Anne Visier : R.Use s’intègre aussi bien sûr dans le cadre général de la loi anti-gaspillage pour une économie circulaire (AGEC). L’application doit faciliter le réemploi interne et donc prolonger les ressources que nous utilisons sur nos chantiers et dans l’entreprise.. En parallèle la REP (responsabilité élargie du producteur, basée sur le principe pollueur payeur) évoquée à l’instant par Viviana, évolue aussi et s’étendra bientôt au bâtiment (janvier 2023) et la TGAP (Taxe Générale sur les Activités Polluantes) augmente aussi rapidement dans le coût de traitement des déchets. Donc plus nous diminuerons nos déchets, mieux nous nous porterons, aussi bien en termes environnementaux qu’en termes financiers. Et R.Use aide aussi à cela.
Enfin, la RE2020 dans sa version actuelle compte un impact carbone nul pour les ressources issues du réemploi dans les projets bâtiment. Cela démontre la volonté de changer les habitudes, et d’intégrer l’économie circulaire à toutes les échelles dans la construction. R.Use n’est pas impliqué directement sur ce sujet, mais l’application permet justement de favoriser ce changement de comportement, de favoriser le réemploi. Et la démarche est si vaste que tout levier, tout outil est important pour que chacun se saisisse des enjeux et de son pouvoir d’action propre.
Quels changements vos solutions impliquent-elles pour les équipes sur le terrain ?
Viviana Contreras : Notre solution se veut une aide à la décision pour mieux anticiper, réduire les coûts, simplifier un certain nombre d’activités et non remplacer l’humain ni à surveiller qui est le responsable d’une erreur de tri ou d’une anomalie. Notre solution aide d’une part les équipes opérationnelles sur le terrain à gérer et suivre plus facilement l’activité déchets.
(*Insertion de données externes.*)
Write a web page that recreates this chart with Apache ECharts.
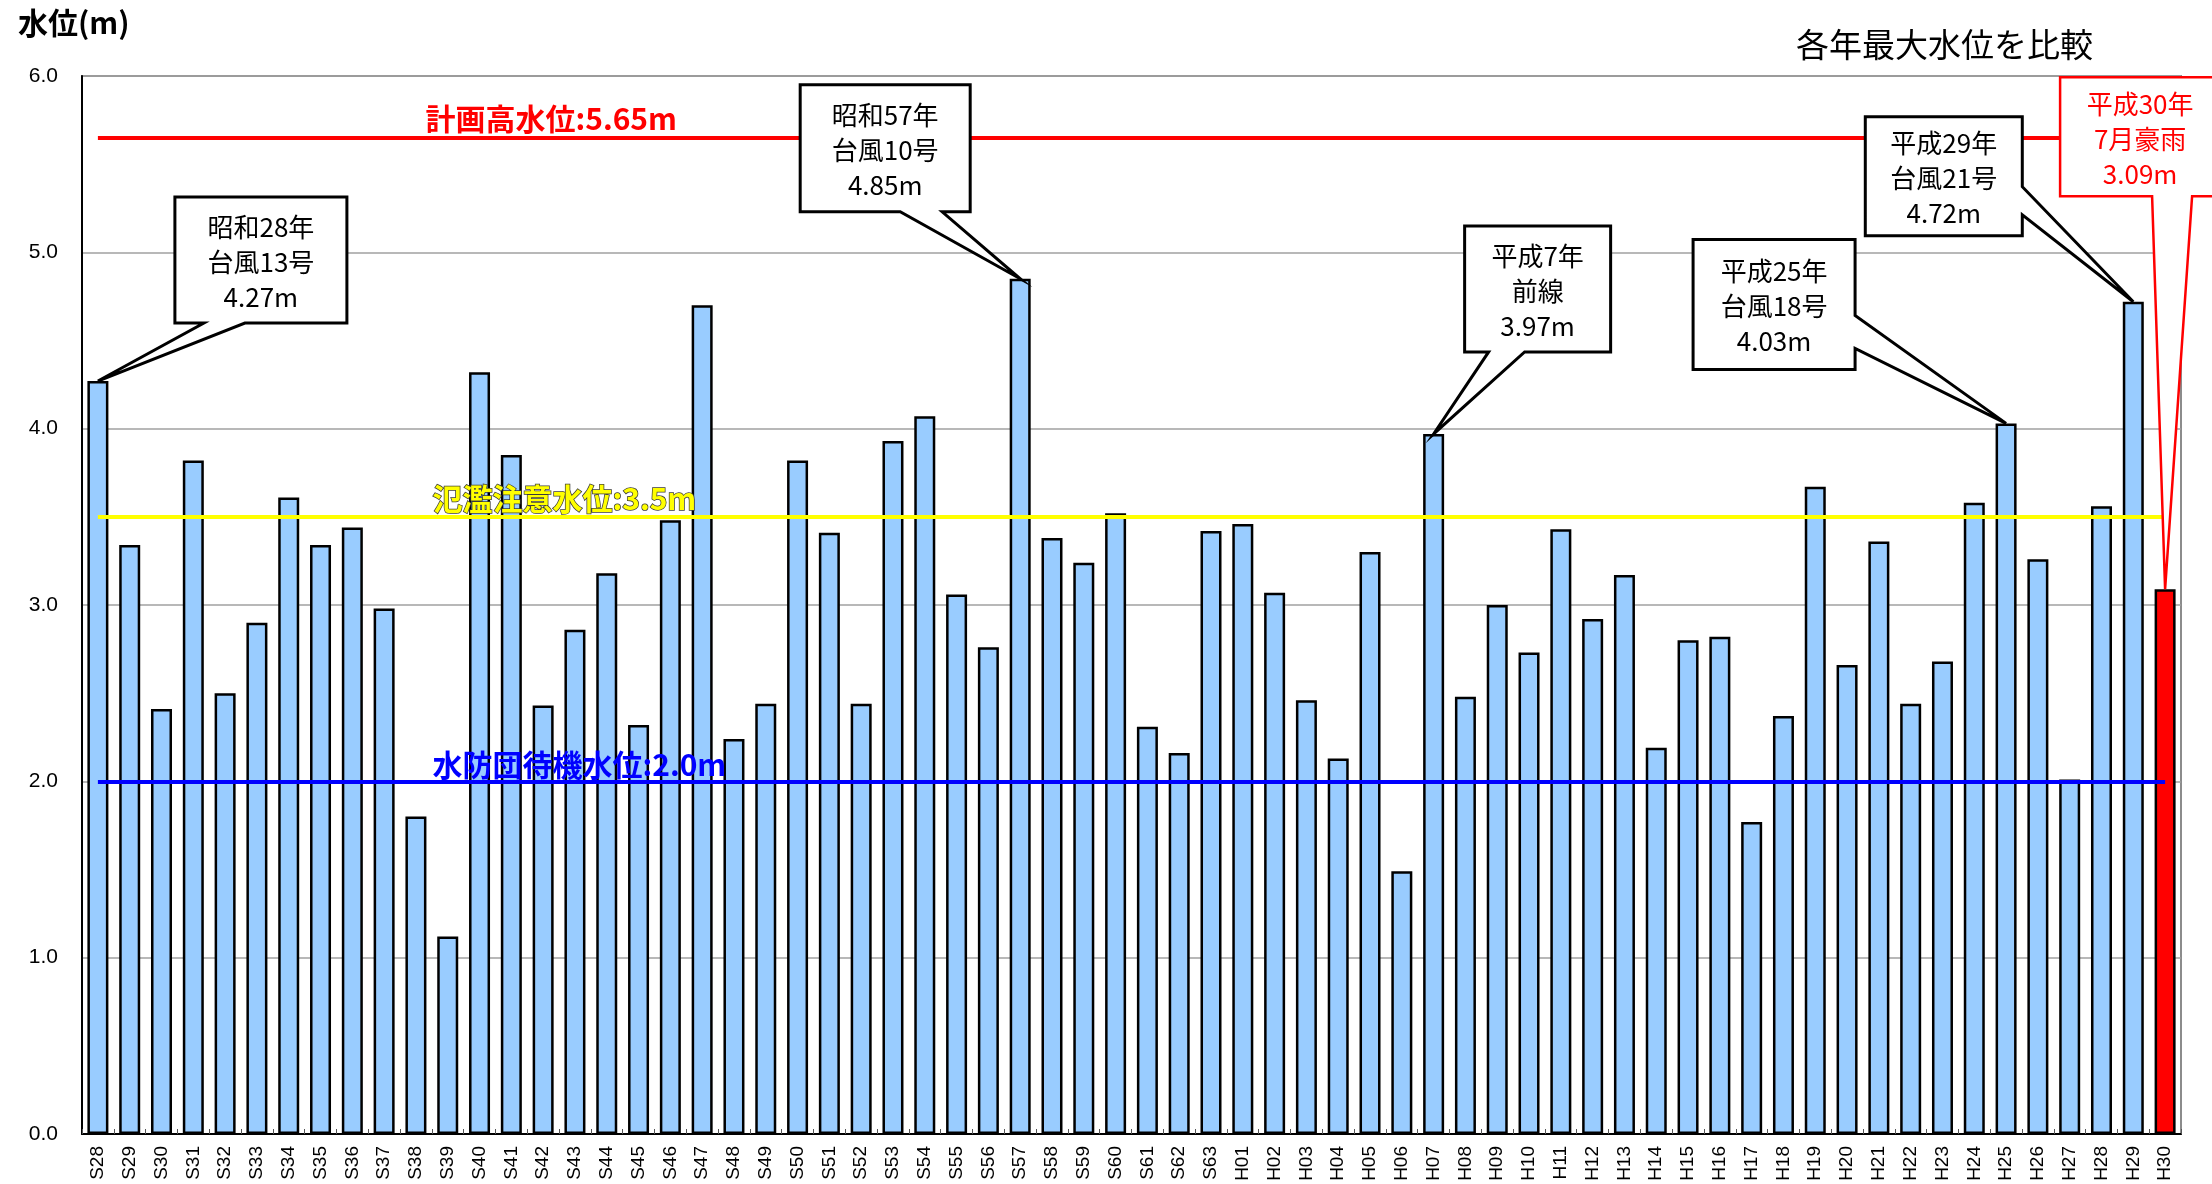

Elle aide aussi les équipes de conception, pilotage et suivi à avoir une vision globale beaucoup plus précise de la performance environnementale du pôle déchet, avec des chiffres et recommandations clés pour mettre en place une démarche d’amélioration continue.
Anne Visier : Pour aller vers le réemploi, il faut se poser la question : ai-je besoin d’acheter une ressource ? Et si oui, est-ce que je peux la trouver d’occasion au lieu d’en acheter une neuve ? Donc avant d’acheter une ressource neuve, il faut avoir le réflexe de réfléchir à son réel besoin, et à son impact, et n’acheter neuf qu’en dernier recours. C’est un vrai changement de comportement vers lequel il faut aller et que R.Use souhaite accompagner.
Quelles perspectives de développement imaginez-vous pour vos solutions respectives ?
Anne Visier : Actuellement, l’application R.Use permet uniquement la mise en contact. Nous réfléchissons à plusieurs possibilités de développement : faciliter la commande depuis l’application, permettre le règlement sur l’application, proposer des services de transport, ou encore mesurer l’impact financier et environnemental du réemploi.
En ce qui concerne la diffusion, nous déployons actuellement l’application dans les différentes directions déléguées de VINCI Construction France, pour ce premier semestre 2022. Et nous travaillons aussi sur un déploiement à VINCI Construction et aux autres pôles pour un lancement dès que possible dans le courant de l’année.
Viviana Contreras : Nous avons commencé la commercialisation de notre solution au printemps 2021 et aujourd’hui nous avons aidé plusieurs entreprises à diminuer leurs dépenses de gestion et à augmenter la valorisation de ses déchets (+150 conteneurs analysés). Nous continuons le développement de nos modèles d’IA pour analyser de plus en plus de typologies de déchets industriels, avec une granulométrie de plus en plus fine et dans une multitude de contextes industriels.
2022, pour nous, est l’année de l’accélération commerciale. Nous avons plusieurs déploiements en cours à l’échelle nationale et nous préparons notre déploiement également dans d’autres pays européen. Pour ce faire, nous allons renforcer nos équipes en recrutant d’avantage de talents techniques.